Sent from my SM-G900P using Tapatalk


----------



## fordmike65 (Jun 6, 2016)

Maybe he thought is was a 60's Cosmic Flyer?





The seller said she got it brand new for Xmas in 1965.


----------



## CrazyDave (Jun 6, 2016)

Oh god, here we go back to paint color and graphics.....I am literally LMAO over here...JEEZ dont you have 50 years of slightly different paint color and graphics memorized?!  You'll never make it as a schwinn guy Mr. Riley, just buy her something else.


----------



## CWCMAN (Jun 6, 2016)

Come on Chris, I'd pass on this one for your daughter. Its a bit crusty and fugly as well.

Get her something nicer that doesn't require a tetanus shot to ride.


----------



## Robertriley (Jun 6, 2016)

I'll get the serial number tonight or tomorrow.  My folks are going to pick it up for me and I'll walk them through shipping it.  And yes, I'm a not a Schwinn guy but I figure after this bike that she will appreciate any old bike.


----------



## keith kodish (Jun 6, 2016)

You might be surprised a how good it'll ride.
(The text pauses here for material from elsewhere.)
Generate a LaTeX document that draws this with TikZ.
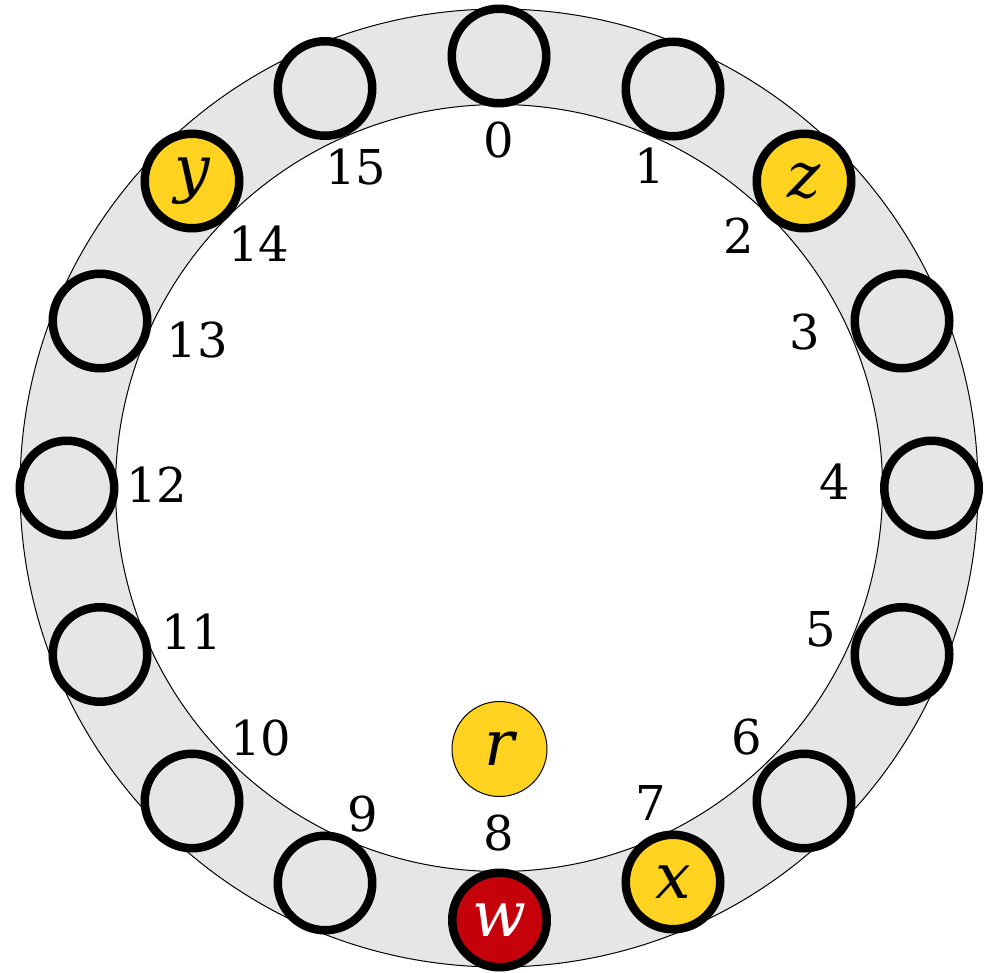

These suckers ride real good,and solid.

Sent from my SM-G900P using Tapatalk


----------



## CWCMAN (Jun 6, 2016)

You might as well post your for sale add now


----------



## Robertriley (Jun 6, 2016)

I'm getting from the original owner who is 80 years old.  Her son said that she was 10 years old when her folks purchased it for her.   This is a cool fact because my daughter turn 10 years old just two months ago.   I'm also going to see if I can get some background info on the owner and maybe some old photos too.


----------



## fordmike65 (Jun 6, 2016)

CWCMAN said:


> You might as well post your for sale add now




Sorry...I just can't keep it in.......*LOL!!!!!*


----------



## Robertriley (Jun 6, 2016)

Eddie is just mad because his accidentally sold his height and can't get it back and he will forever be 5 foot 3.


----------



## Robertriley (Jun 6, 2016)

In all seriousness, If she doesn't like it I will sell it.  She rides her Sears bike with me all the time but and likes vintage but you never know until it's here.


----------



## CWCMAN (Jun 6, 2016)

Robertriley said:


> Eddie is just mad because his accidentally sold his height and can't get it back and he will forever be 5 foot 3.




I know you can do better then that Chris. Lets not remind everyone what Scott calls you........The Mayor of munchkin land 

I was being serious though. You've sold nicer girls prewar bikes. Step it up for your daughter...


----------



## CrazyDave (Jun 6, 2016)

CWCMAN said:


> I know you can do better then that Chris. Lets not remind everyone what Scott calls you........The Mayor of munchkin land
> 
> I was being serious though. You've sold nicer girls prewar bikes. Step it up for your daughter...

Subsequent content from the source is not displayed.